The FASB and IASB (the “boards”) reached decisions at their December meeting on allocating the transaction price to separate performance obligations, applying the proposed model to bundled arrangements, constraining the cumulative amount of revenue recognized on licenses, and accounting for contract acquisition costs. The boards’ decisions are tentative and subject to change. Other key issues still to be redeliberated include scope, disclosures, transition and certain industry specific matters.
Allocating the transaction price — use of the residual approach
The boards decided to retain the proposals in the 2011 exposure draft relating to the use of a residual approach to estimate the standalone selling price of a performance obligation. They clarified that this approach can also be used when two or more performance obligations in a contract have standalone selling prices that are highly variable or uncertain. The boards also clarified that when two or more performance obligations have standalone selling prices that are highly variable or uncertain, the transaction price should first be allocated to the performance obligations for which standalone selling prices are determinable. The remaining (residual) transaction price should be allocated between the other performance obligations using another method of estimation.
The 2011 exposure draft includes guidance on when discounts and variable consideration in an arrangement should be allocated to specific performance obligations. The boards clarified that discounts or variable consideration should first be allocated to one or more specific performance obligations using that guidance. The entity would then use a residual approach to estimate the standalone selling price of any other performance obligations.
The boards retained the proposed guidance in the 2011 exposure draft for allocating the transaction price to distinct performance obligations. They confirmed that the proposed guidance can be applied to a portfolio of contracts or to performance obligations with similar characteristics, if the entity expects that doing so would not result in materially different outcomes from applying the guidance to an individual contract or performance obligation.
The boards decided not to provide an exception or practical expedient in response to the concerns expressed by the telecommunication industry on the practical challenges of applying the proposed revenue recognition model to a large portfolio of contracts with multiple deliverables. The boards were concerned that doing so would be inconsistent with the objectives of the overall revenue recognition model.
Constraining the cumulative amount of revenue recognized — licenses
The boards decided to remove the specific exception in the 2011 exposure draft that constrained revenue from licenses of intellectual property where payments vary based on the customer’s subsequent sales (for example, a sales-based royalty). They agreed that when consideration is highly susceptible to factors outside the entity's influence, the entity's experience for determining the transaction price might not be predictive. Highly susceptible factors could include actions of third parties, such as sales by an entity's customers.

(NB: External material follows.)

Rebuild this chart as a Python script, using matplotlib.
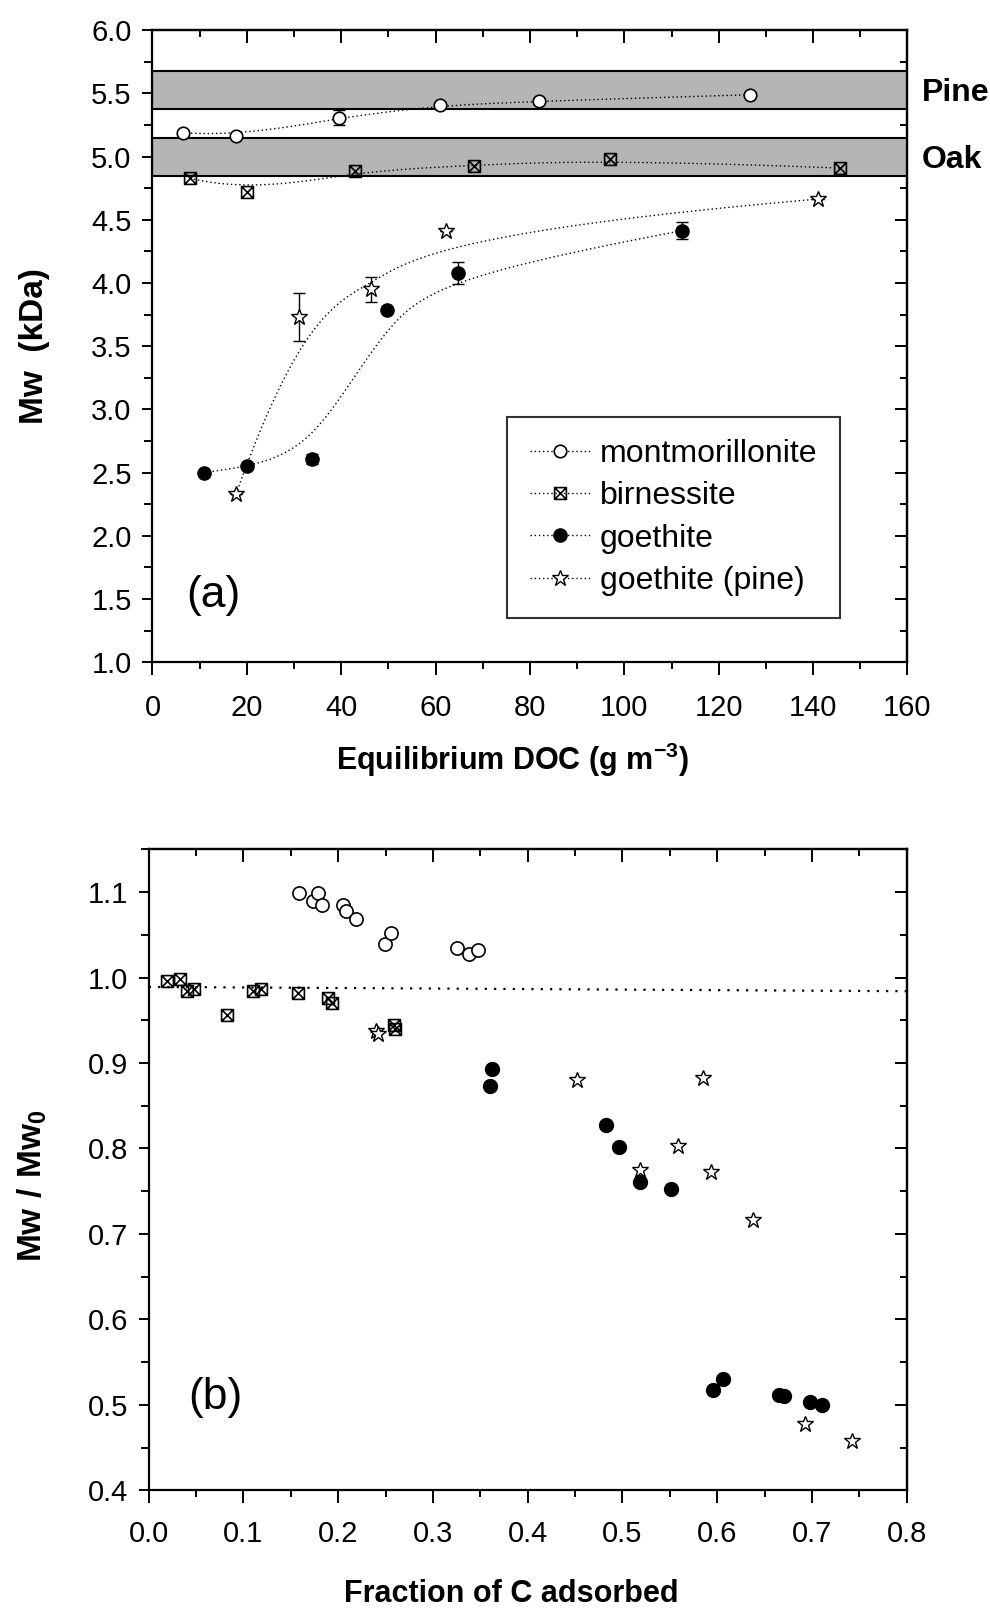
import numpy as np
import matplotlib
matplotlib.use('Agg')
import matplotlib.pyplot as plt
from matplotlib.path import Path
from matplotlib.lines import Line2D
from matplotlib.ticker import MultipleLocator, FormatStrFormatter

plt.rcParams['font.family'] = ['Liberation Sans', 'DejaVu Sans']
plt.rcParams['mathtext.fontset'] = 'custom'
plt.rcParams['mathtext.rm'] = 'Liberation Sans'
plt.rcParams['mathtext.bf'] = 'Liberation Sans:bold'

# ---------------- Panel (a) data ----------------
mont_x = [6.4, 17.8, 39.6, 61.0, 81.9, 126.7]
mont_y = [5.19, 5.16, 5.31, 5.41, 5.44, 5.49]
mont_err = [0, 0, 0.06, 0, 0, 0]
birn_x = [7.9, 20.1, 42.9, 68.1, 96.9, 145.8]
birn_y = [4.83, 4.72, 4.89, 4.93, 4.98, 4.91]
goe_x = [11.0, 20.1, 33.9, 49.8, 64.8, 112.3]
goe_y = [2.50, 2.55, 2.61, 3.79, 4.08, 4.415]
goe_err = [0, 0, 0.04, 0, 0.09, 0.07]
gpine_x = [17.7, 31.1, 46.4, 62.2, 141.1]
gpine_y = [2.33, 3.73, 3.95, 4.41, 4.665]
gpine_err = [0, 0.19, 0.10, 0, 0]
pine_band = (5.375, 5.68)
oak_band = (4.845, 5.145)
legend_labels = ['montmorillonite', 'birnessite', 'goethite', 'goethite (pine)']

# ---------------- Panel (b) data ----------------
b_mont_x = [0.159, 0.173, 0.179, 0.183, 0.205, 0.208, 0.219, 0.249, 0.256, 0.325, 0.338, 0.348]
b_mont_y = [1.099, 1.089, 1.099, 1.085, 1.085, 1.078, 1.068, 1.039, 1.052, 1.035, 1.027, 1.032]
b_birn_x = [0.019, 0.033, 0.040, 0.048, 0.083, 0.110, 0.118, 0.158, 0.189, 0.193, 0.259, 0.260]
b_birn_y = [0.996, 0.998, 0.984, 0.986, 0.956, 0.984, 0.987, 0.982, 0.976, 0.970, 0.945, 0.940]
b_goe_x = [0.362, 0.360, 0.483, 0.496, 0.518, 0.551, 0.596, 0.606, 0.665, 0.670, 0.698, 0.711]
b_goe_y = [0.893, 0.873, 0.827, 0.802, 0.761, 0.752, 0.517, 0.530, 0.512, 0.510, 0.503, 0.500]
b_gpine_x = [0.240, 0.242, 0.452, 0.518, 0.559, 0.585, 0.593, 0.638, 0.693, 0.742]
b_gpine_y = [0.938, 0.934, 0.880, 0.775, 0.803, 0.883, 0.772, 0.716, 0.478, 0.458]
ref_x = [0.0, 0.8]
ref_y = [0.989, 0.984]

# boxed-X marker
boxx = Path([(-1, -1), (1, -1), (1, 1), (-1, 1), (-1, -1),
             (-1, -1), (1, 1), (-1, 1), (1, -1)],
            [Path.MOVETO, Path.LINETO, Path.LINETO, Path.LINETO, Path.CLOSEPOLY,
             Path.MOVETO, Path.LINETO, Path.MOVETO, Path.LINETO])


def bspline(xs, ys, k=3, n=400):
    P = np.column_stack([xs, ys]).astype(float)
    m = len(P)
    k = min(k, m - 1)
    inner = np.linspace(0, 1, m - k + 1)
    t = np.concatenate([np.zeros(k), inner, np.ones(k)])
    u = np.linspace(0, 1 - 1e-9, n)
    N = np.zeros((len(t) - 1, n))
    for i in range(len(t) - 1):
        N[i] = (t[i] <= u) & (u < t[i + 1])
    for p in range(1, k + 1):
        Nn = np.zeros((len(t) - 1 - p, n))
        for i in range(len(t) - 1 - p):
            a = 0.0
            d1 = t[i + p] - t[i]
            d2 = t[i + p + 1] - t[i + 1]
            if d1 > 0:
                a = a + (u - t[i]) / d1 * N[i]
            if d2 > 0:
                a = a + (t[i + p + 1] - u) / d2 * N[i + 1]
            Nn[i] = a
        N = Nn
    C = N.T @ P
    return C[:, 0], C[:, 1]


fig = plt.figure(figsize=(9.9, 16.11), dpi=100)

TFS = 21     # tick labels
LFS = 23     # legend
XFS = 22     # x labels
YFS = 24     # y labels
dot = (0, (1, 2))

# ---------------- Panel (a) ----------------
ax = fig.add_axes([0.154, 0.5889, 0.7626, 0.3923])
ax.axhspan(*pine_band, facecolor='#b5b5b5', edgecolor='black', lw=1.5, zorder=1)
ax.axhspan(*oak_band, facecolor='#b5b5b5', edgecolor='black', lw=1.5, zorder=1)

mk = dict(color='black', ls='none', zorder=4)
series = [
    (mont_x, mont_y, mont_err, dict(marker='o', ms=9, mfc='white', mec='black', mew=1.2)),
    (birn_x, birn_y, None, dict(marker=boxx, ms=8.5, mfc='none', mec='black', mew=1.2)),
    (goe_x, goe_y, goe_err, dict(marker='o', ms=9.5, mfc='black', mec='black')),
    (gpine_x, gpine_y, gpine_err, dict(marker='*', ms=12, mfc='white', mec='black', mew=1.0)),
]
handles = []
for (xs, ys, err, st), lab in zip(series, legend_labels):
    cx, cy = bspline(xs, ys)
    ax.plot(cx, cy, color='black', lw=1.0, ls=dot, zorder=3)
    if err is not None:
        ax.errorbar(xs, ys, yerr=err, fmt='none', ecolor='black', elinewidth=1.0,
                    capsize=4.5, capthick=1.0, zorder=3)
    ax.plot(xs, ys, **st, **mk)
    handles.append(Line2D([], [], color='black', lw=1.0, ls=dot, **st))

ax.set_xlim(0, 160)
ax.set_ylim(1.0, 6.0)
ax.xaxis.set_major_locator(MultipleLocator(20))
ax.xaxis.set_minor_locator(MultipleLocator(10))
ax.yaxis.set_major_locator(MultipleLocator(0.5))
ax.yaxis.set_minor_locator(MultipleLocator(0.25))
ax.yaxis.set_major_formatter(FormatStrFormatter('%.1f'))

leg = ax.legend(handles, legend_labels, loc='lower right', bbox_to_anchor=(0.9106, 0.070),
                fontsize=LFS, frameon=True, fancybox=False, edgecolor='black',
                handlelength=1.9, handletextpad=0.3, labelspacing=0.38,
                borderpad=0.7, borderaxespad=0, numpoints=1)
leg.get_frame().set_linewidth(1.5)

ax.text(1.019, 5.5, 'Pine', transform=ax.get_yaxis_transform(), fontsize=LFS,
        fontweight='bold', va='center', ha='left')
ax.text(1.019, 4.97, 'Oak', transform=ax.get_yaxis_transform(), fontsize=LFS,
        fontweight='bold', va='center', ha='left')
ax.text(0.045, 0.105, '(a)', transform=ax.transAxes, fontsize=32, va='center', ha='left')

ax.set_xlabel(r'Equilibrium DOC (g m$^{\mathbf{-3}}$)', fontsize=XFS, fontweight='bold', labelpad=13)
ax.xaxis.label.set_x(0.477)
ax.set_ylabel('Mw  (kDa)', fontsize=YFS, fontweight='bold')
ax.yaxis.set_label_coords(-0.136, 0.5)

# ---------------- Panel (b) ----------------
bx = fig.add_axes([0.1502, 0.0749, 0.7657, 0.3979])
bx.plot(ref_x, ref_y, color='black', lw=1.6, ls=(0, (1, 3.2)), zorder=2)
bx.plot(b_mont_x, b_mont_y, marker='o', ms=9.5, mfc='white', mec='black', mew=1.2, **mk)
bx.plot(b_birn_x, b_birn_y, marker=boxx, ms=8.5, mfc='none', mec='black', mew=1.2, **mk)
bx.plot(b_goe_x, b_goe_y, marker='o', ms=10, mfc='black', mec='black', **mk)
bx.plot(b_gpine_x, b_gpine_y, marker='*', ms=12, mfc='white', mec='black', mew=1.0, **mk)
bx.set_xlim(0, 0.8)
bx.set_ylim(0.4, 1.15)
bx.xaxis.set_major_locator(MultipleLocator(0.1))
bx.xaxis.set_minor_locator(MultipleLocator(0.05))
bx.yaxis.set_major_locator(MultipleLocator(0.1))
bx.yaxis.set_minor_locator(MultipleLocator(0.05))
bx.xaxis.set_major_formatter(FormatStrFormatter('%.1f'))
bx.yaxis.set_major_formatter(FormatStrFormatter('%.1f'))
bx.text(0.052, 0.145, '(b)', transform=bx.transAxes, fontsize=32, va='center', ha='left')
bx.set_xlabel('Fraction of C adsorbed', fontsize=XFS, fontweight='bold', labelpad=23)
bx.xaxis.label.set_x(0.478)
bx.set_ylabel(r'$\mathbf{Mw\ /\ Mw_0}$', fontsize=YFS)
bx.yaxis.set_label_coords(-0.131, 0.475)

for a, xpad in ((ax, 14), (bx, 12)):
    for s in a.spines.values():
        s.set_linewidth(1.6)
    a.tick_params(which='both', direction='out', labelsize=TFS, width=1.4, pad=8)
    a.tick_params(axis='x', which='major', length=9, pad=xpad)
    a.tick_params(axis='x', which='minor', length=5)
    a.tick_params(axis='y', which='major', length=7)
    a.tick_params(axis='y', which='minor', length=6)
    top = a.secondary_xaxis('top')
    top.xaxis.set_major_locator(a.xaxis.get_major_locator())
    top.xaxis.set_minor_locator(a.xaxis.get_minor_locator())
    top.tick_params(which='both', direction='in', labeltop=False, width=1.4)
    top.tick_params(which='major', length=9)
    top.tick_params(which='minor', length=5)
    top.spines['top'].set_linewidth(1.6)
    right = a.secondary_yaxis('right')
    right.yaxis.set_major_locator(a.yaxis.get_major_locator())
    right.yaxis.set_minor_locator(a.yaxis.get_minor_locator())
    right.tick_params(which='both', direction='in', labelright=False, width=1.4)
    right.tick_params(which='major', length=9)
    right.tick_params(which='minor', length=5)
    right.spines['right'].set_linewidth(1.6)

fig.savefig('out.png', dpi=100)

The boards will enhance the guidance to clarify this point, and that the underlying principle applies to all contracts with customers.
Contract acquisition costs
The boards decided to retain the guidance in the 2011 exposure draft requiring capitalization of contract acquisition costs if they are incremental and the entity expects to recover the costs. An entity may elect, as a practical expedient, to record these costs as an expense when incurred if the amortization period of the asset is one year or less.
The boards considered alternatives, including expensing all contract acquisition costs or allowing a policy choice to expense or recognize contract acquisition costs as an asset. They concluded that the guidance in the 2011 exposure draft is consistent with the decisions reached to date for the leasing, insurance and financial instruments projects, and the practical expedient would minimize implementation issues.
Convergence is expected for revenue recognition, as the same principles will be applied to similar transactions under both U.S. GAAP and IFRS. Differences might continue to exist to the extent that the guidance requires management to refer to other standards before applying the guidance in the revenue standard.
The proposal will affect most entities that apply U.S. GAAP or IFRS. Entities that currently follow industry-specific guidance should expect the greatest impact.
We anticipate the final standard to have an effective date no earlier than 2015.
The boards' timeline indicates issuance of a final standard in the first half of 2013. They are expected to finalize their redeliberations over the next few months and perform targeted outreach on some of the more significant changes.